Roosevelt and his appointed administrator for the Philippine Islands, William Howard Taft, faced Filipino rebels who remained active even after brutal repression by the U.S. military, which was dispatched to the Philippine Islands by President McKinley. The United States resorted to torture and concentration camps to quell the insurgency. Thus, Roosevelt managed the perils as well as the possibilities of imperialism. His successors, although guided by different goals, continued to expand America’s global power. (See The Philippine-American War Narrative)

The Presidency of William Howard Taft

William Howard Taft, Roosevelt’s chosen successor, became president in 1909. Taft’s greatest ambition, however, was to serve as chief justice of the U.S. Supreme Court, a goal he achieved in the 1920s. Always more conservative than Roosevelt, Taft sided with old-guard, establishment Republicans, who controlled congressional committees precisely when a bloc of “progressive” Republicans in Congress were demanding more radical reforms to regulate Wall Street (i.e., financial markets) and concentrated corporate power. As insurgent Republicans allied with Southern Democrats, who desired lower tariffs and firmer regulation of the financial sector, Taft was damaged politically when the 1909 Payne-Aldrich Tariff did not significantly lower rates.

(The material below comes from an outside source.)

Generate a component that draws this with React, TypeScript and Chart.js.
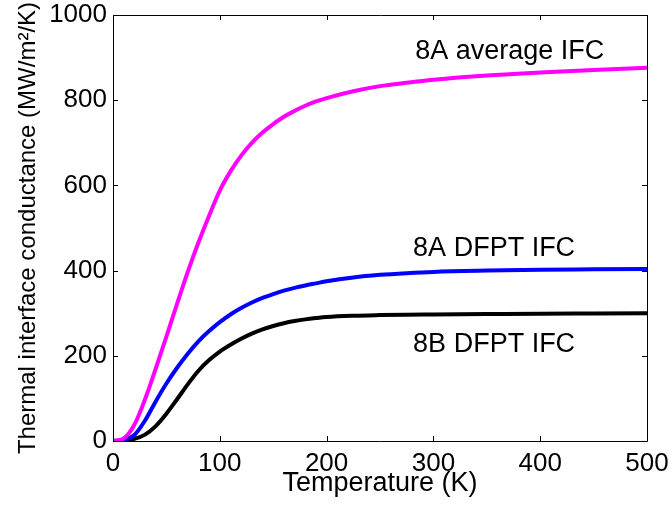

Still, Taft’s administration was characterized by progressive reforms. More fully committed to the letter of the law than Roosevelt, Taft acted as the real “trust buster.” He prosecuted twice as many trusts as Roosevelt had, ordering the Justice Department to sue Standard Oil, U.S. Steel, American Tobacco, and other corporations for alleged violations of the Sherman Anti-Trust Act. Taft’s actions stirred resentment among Republicans supporting the financial sector and corporate interests, and in Roosevelt, who had distinguished between “good” corporations and their “evil” counterparts. In addition, Congress passed the Mann-Elkins Act (1910), which expanded the ICC’s authority to regulate railroad rates and telecommunications. The Republican Party ended up split between conservatives on one side and the progressive insurgency on the other.

An unemployed workingman paints the word

This political cartoon shows an “unemployed workingman” writing graffiti on a fence. The acrostic “TAFT” represents the candidate’s reputation during the election of 1908 for supporting big business and trusts a characterization his presidency showed to be undeserved.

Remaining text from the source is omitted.